Peut-être plus important encore, le confinement de la moitié du monde rend difficile le travail de nos journalistes – qui doivent normalement se rendre sur le terrain pour interviewer les parties prenantes. En effet, il n’est pas possible de tout couvrir avec seulement les téléphones et Internet. En fait, la facilité avec laquelle nous utilisons la technologie, en particulier à distance, peut expliquer pourquoi les médias et les élites ont été lents à saisir les impacts des évènements majeurs pré-coronavirus, comme le Brexit, l’ascension de Donald Trump et d’autres populistes au Brésil ou aux Philippines, ou la contestation des Gilets jaunes en France. Pour comprendre l’ampleur de ces phénomènes, il faut sortir du bureau, de son environnement, et parler à des gens. Espérons que nous puissions rapidement recommencer à travailler ainsi.

Martina Meister, Die Welt

Jamais auparavant le besoin d’information des Allemands n’a été aussi fort que pendant cette crise. Malgré cette faim, les médias allemands sont victimes d’un paradoxe douloureux : d’un côté, ils battent des records d’audience, multiplient parfois par cinq le nombre des abonnements payants ; de l’autre, ils sont frappés de plein fouet par le ralentissement historique de l’économie mondiale et la diminution de leurs recettes publicitaires. S’ajoutent à cela des défis considérables : se réinventer d’un jour à l’autre, produire des journaux entiers dispersés en télétravail, ou encore remplir les pages de récits d’un monde qui ne tourne plus rond, ou bien autour d’un seul et unique sujet : le coronavirus. C’est évident, ce virus fera de nombreuses victimes dans un secteur déjà fragilisé.

Est-ce que les médias allemands jouent pleinement leur rôle de quatrième pouvoir ? Contribuent-ils à vérifier les informations, à éclairer les décisions des politiques ? Vont-ils, au moins quelques-uns, sortir éventuellement gagnants de cette épreuve ?

Dès maintenant, nous pouvons constater que la science, et tout d’abord l’Institut Robert-Koch, jouent un rôle clé dans les déchiffrements de cette crise et de la prise de décision des politiques. Cet institut d’État pour le contrôle et la prévention des maladies infectieuses travaille en transparence, publie des données fiables, et ses scientifiques sont devenus les principaux conseillers de la chancelière Angela Merkel, qui entretient, par sa formation de physicienne, une relation d’humilité avec la science.

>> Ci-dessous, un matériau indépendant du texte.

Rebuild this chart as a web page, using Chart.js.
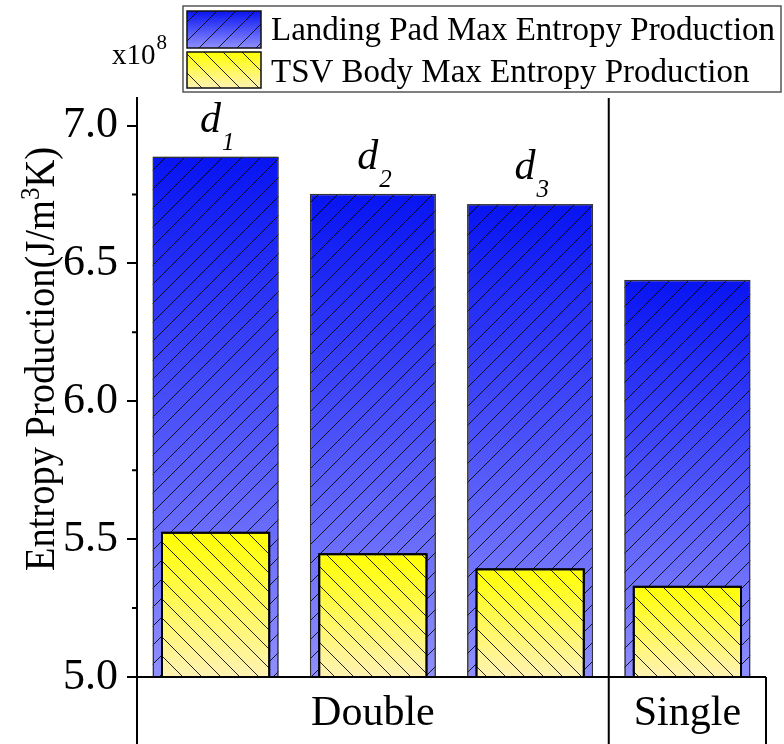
<!DOCTYPE html>
<html><head><meta charset="utf-8">
<script src="https://cdn.jsdelivr.net/npm/chart.js@4.4.0/dist/chart.umd.min.js"></script>
<style>html,body{margin:0;padding:0;background:#fff}#wrap{width:784px;height:744px;position:relative}</style>
</head><body><div id="wrap"><canvas id="c"></canvas></div>
<script>
// ---- data ----
const categories = ['d1', 'd2', 'd3', 'Single'];
const groupLabels = ['Double', 'Double', 'Double', 'Single'];
const barTagMain = ['d', 'd', 'd', ''];
const barTagSub = ['1', '2', '3', ''];
const seriesNames = ['Landing Pad Max Entropy Production', 'TSV Body Max Entropy Production'];
const landingPad = [6.887, 6.752, 6.715, 6.440];
const tsvBody = [5.527, 5.449, 5.394, 5.331];
const yMinorTicks = [5.25, 5.75, 6.25, 6.75];
const yMin = 5.0, yMax = 7.1, yStep = 0.5;
const axisTitleParts = ['Entropy Production(J/m', '3', 'K)'];
const scaleLabelParts = ['x10', '8'];

const SERIF = '"Liberation Serif", "Times New Roman", serif';
const LP_TOP = '#0814f2', LP_BOT = '#8f8fff';
const TSV_TOP = '#ffff00', TSV_BOT = '#fff2b4';
const HATCH_STEP = 19;

function gradFill(ctx, top, bottom, c0, c1) {
  const g = ctx.createLinearGradient(0, top, 0, bottom);
  g.addColorStop(0, c0); g.addColorStop(1, c1); return g;
}
function barBg(c0, c1) {
  return (ctx) => {
    const chart = ctx.chart;
    if (!chart.chartArea || ctx.type !== 'data') return c1;
    const ys = chart.scales.y;
    return gradFill(chart.ctx, ys.getPixelForValue(ctx.raw), ys.getPixelForValue(yMin), c0, c1);
  };
}
function hatch(ctx, x0, y0, x1, y1, dir, step) {
  ctx.save();
  ctx.beginPath(); ctx.rect(x0, y0, x1 - x0, y1 - y0); ctx.clip();
  ctx.strokeStyle = 'rgba(0,0,0,0.85)'; ctx.lineWidth = 1;
  ctx.beginPath();
  if (dir > 0) {
    const c0 = Math.floor((x0 + y0) / step) * step;
    for (let c = c0; c <= x1 + y1 + step; c += step) { ctx.moveTo(c - y0, y0); ctx.lineTo(c - y1, y1); }
  } else {
    const c0 = Math.floor((x0 - y1) / step) * step;
    for (let c = c0; c <= x1 - y0 + step; c += step) { ctx.moveTo(c + y0, y0); ctx.lineTo(c + y1, y1); }
  }
  ctx.stroke(); ctx.restore();
}

const decor = {
  id: 'decor',
  afterDatasetDraw(chart, args) {
    const ctx = chart.ctx, ca = chart.chartArea;
    const ds = chart.data.datasets[args.index];
    const dir = args.index === 0 ? 1 : -1;
    args.meta.data.forEach(el => {
      const p = el.getProps(['x', 'y', 'base', 'width'], true);
      const l = p.x - p.width / 2, r = p.x + p.width / 2;
      const top = Math.max(p.y, ca.top), bot = Math.min(p.base, ca.bottom);
      hatch(ctx, l, top, r, bot, dir, HATCH_STEP);
      ctx.save();
      ctx.strokeStyle = ds.borderColor; ctx.lineWidth = ds.borderWidth;
      const h = ds.borderWidth / 2;
      ctx.strokeRect(l + h, top + h, p.width - 2 * h, bot - top - h);
      ctx.restore();
    });
  },
  afterDraw(chart) {
    const ctx = chart.ctx, ca = chart.chartArea, xs = chart.scales.x, ys = chart.scales.y;
    const H = chart.height;
    ctx.save();
    ctx.strokeStyle = '#000'; ctx.lineWidth = 2;
    ctx.beginPath();
    ctx.moveTo(ca.left - 10, ca.bottom); ctx.lineTo(ca.right, ca.bottom);
    ctx.moveTo(ca.left, ca.top); ctx.lineTo(ca.left, H);
    ctx.moveTo(ca.right, ca.bottom); ctx.lineTo(ca.right, H);
    const groups = [];
    groupLabels.forEach((g, i) => {
      if (!groups.length || groups[groups.length - 1].name !== g) groups.push({ name: g, first: i, last: i });
      else groups[groups.length - 1].last = i;
    });
    const edges = groups.map(g => {
      const l = g.first === 0 ? ca.left : (xs.getPixelForValue(g.first - 1) + xs.getPixelForValue(g.first)) / 2;
      const r = g.last === categories.length - 1 ? ca.right : (xs.getPixelForValue(g.last) + xs.getPixelForValue(g.last + 1)) / 2;
      return { l, r, name: g.name };
    });
    edges.forEach((e, i) => { if (i > 0) { ctx.moveTo(e.l, ca.top); ctx.lineTo(e.l, H); } });
    ctx.stroke();
    ctx.beginPath();
    yMinorTicks.forEach(v => { const y = ys.getPixelForValue(v); ctx.moveTo(ca.left - 5, y); ctx.lineTo(ca.left, y); });
    ctx.stroke();
    ctx.fillStyle = '#000'; ctx.textAlign = 'center'; ctx.textBaseline = 'alphabetic';
    ctx.font = '42px ' + SERIF;
    edges.forEach(e => ctx.fillText(e.name, (e.l + e.r) / 2, 725));
    categories.forEach((c, i) => {
      if (!barTagMain[i]) return;
      const x = xs.getPixelForValue(i);
      const top = ys.getPixelForValue(landingPad[i]);
      ctx.font = 'italic 42px ' + SERIF;
      const w1 = ctx.measureText(barTagMain[i]).width;
      ctx.font = 'italic 25px ' + SERIF;
      const w2 = ctx.measureText(barTagSub[i]).width;
      const x0 = x - (w1 + w2) / 2 + 1;
      ctx.textAlign = 'left';
      ctx.font = 'italic 42px ' + SERIF;
      ctx.fillText(barTagMain[i], x0, top - 25);
      ctx.font = 'italic 25px ' + SERIF;
      ctx.fillText(barTagSub[i], x0 + w1 + 1, top - 7);
    });
    // y title
    ctx.save();
    ctx.translate(54, 359); ctx.rotate(-Math.PI / 2); ctx.scale(1, 1.1);
    ctx.textAlign = 'left';
    ctx.font = '38.5px ' + SERIF; const a = ctx.measureText(axisTitleParts[0]).width;
    ctx.font = '25px ' + SERIF; const b = ctx.measureText(axisTitleParts[1]).width;
    ctx.font = '38.5px ' + SERIF; const c = ctx.measureText(axisTitleParts[2]).width;
    let sx = -(a + b + c) / 2;
    ctx.font = '38.5px ' + SERIF; ctx.fillText(axisTitleParts[0], sx, 0); sx += a;
    ctx.font = '25px ' + SERIF; ctx.fillText(axisTitleParts[1], sx, -14); sx += b;
    ctx.font = '38.5px ' + SERIF; ctx.fillText(axisTitleParts[2], sx, 0);
    ctx.restore();
    // x10^8
    ctx.textAlign = 'left';
    ctx.font = '29px ' + SERIF; ctx.fillText(scaleLabelParts[0], 112, 64);
    const wx = ctx.measureText(scaleLabelParts[0]).width;
    ctx.font = '21px ' + SERIF; ctx.fillText(scaleLabelParts[1], 112 + wx + 1, 49);
    // legend
    ctx.fillStyle = '#fff'; ctx.fillRect(183, 6, 598, 86);
    ctx.strokeStyle = '#555'; ctx.lineWidth = 1.5; ctx.strokeRect(183, 6, 598, 86);
    const sw = [
      { y0: 11, y1: 48, c0: LP_TOP, c1: LP_BOT, dir: 1, base: 40 },
      { y0: 52, y1: 88, c0: TSV_TOP, c1: TSV_BOT, dir: -1, base: 82 }
    ];
    sw.forEach((s, i) => {
      ctx.fillStyle = gradFill(ctx, s.y0, s.y1, s.c0, s.c1);
      ctx.fillRect(187, s.y0, 74, s.y1 - s.y0);
      hatch(ctx, 187, s.y0, 261, s.y1, s.dir, HATCH_STEP);
      ctx.strokeStyle = '#111'; ctx.lineWidth = 1.5;
      ctx.strokeRect(187, s.y0, 74, s.y1 - s.y0);
      ctx.fillStyle = '#000'; ctx.font = '33px ' + SERIF;
      ctx.fillText(seriesNames[i], 271, s.base);
    });
    ctx.restore();
  }
};

new Chart(document.getElementById('c'), {
  type: 'bar',
  data: {
    labels: categories,
    datasets: [
      { label: seriesNames[0], data: landingPad, order: 1, grouped: false,
        backgroundColor: barBg(LP_TOP, LP_BOT), borderColor: '#333', borderWidth: 1.2, borderSkipped: false,
        barPercentage: 0.8, categoryPercentage: 1 },
      { label: seriesNames[1], data: tsvBody, order: 0, grouped: false,
        backgroundColor: barBg(TSV_TOP, TSV_BOT), borderColor: '#000', borderWidth: 2, borderSkipped: false,
        barPercentage: 0.695, categoryPercentage: 1 }
    ]
  },
  options: {
    responsive: true, maintainAspectRatio: false, animation: false,
    layout: { padding: { left: 0, right: 18, top: 98, bottom: 67 } },
    plugins: { legend: { display: false }, tooltip: { enabled: false } },
    scales: {
      x: { display: false, offset: true },
      y: {
        min: yMin, max: yMax,
        afterFit: s => { s.width = 137; },
        ticks: { stepSize: yStep, includeBounds: false, color: '#000', padding: 9,
          font: { family: SERIF, size: 44 }, callback: v => Number(v).toFixed(1) },
        grid: { display: true, drawOnChartArea: false, drawTicks: true, tickLength: 10, color: '#000', lineWidth: 2 },
        border: { display: true, color: '#000', width: 2 }
      }
    }
  },
  plugins: [decor]
});
</script></body></html>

On a pu donc constater un phénomène intéressant : la fameuse Deutungshoheit, la maîtrise du déchiffrement du monde, est passée des politiques aux scientifiques.

On a pu donc constater un phénomène intéressant : la fameuse Deutungshoheit, la maîtrise du déchiffrement du monde, est passée des politiques aux scientifiques. Les virologues et épidémiologistes sont très vites devenus les stars des plateaux télé. Par sa retenue scientifique, son calme déjà légendaire et sa capacité à se mettre en question et à réviser ses propres jugements, le virologue Christian Drosten est désormais la coqueluche des médias et la star scientifique "sexy-sérieux" des réseaux sociaux. Ce directeur de l’institut de virologie de la Charité de Berlin tient un podcast radio quotidien, devenu depuis la crise, une source d’information essentielle pour les Allemands.

Ajoutons que la structure fédérale de l’Allemagne, divisée en 16 Länder politiquement autonomes, rend une stratégie de désinformation ciblée impossible. Les mécanismes de contrôles sont omniprésents, et les journalistes des médias régionaux en font partie. Ce système, qui rend les décisions difficiles sur le plan national, contribue pourtant à une plus grande transparence.

Des grands médias, comme par exemple le magazine Der Spiegel, paquebot médiatique, avec plusieurs centaines de rédacteurs et de reporters, se révèlent essentiels dans cette crise. Avec des éditions entièrement dédiées au coronavirus, des journaux et des magazines allemands reflètent, d’une manière souvent cruelle, la prise de décision des responsables, et montrent que les politiques avancent en ce moment au pas de la science, dans le brouillard et en tâtonnant.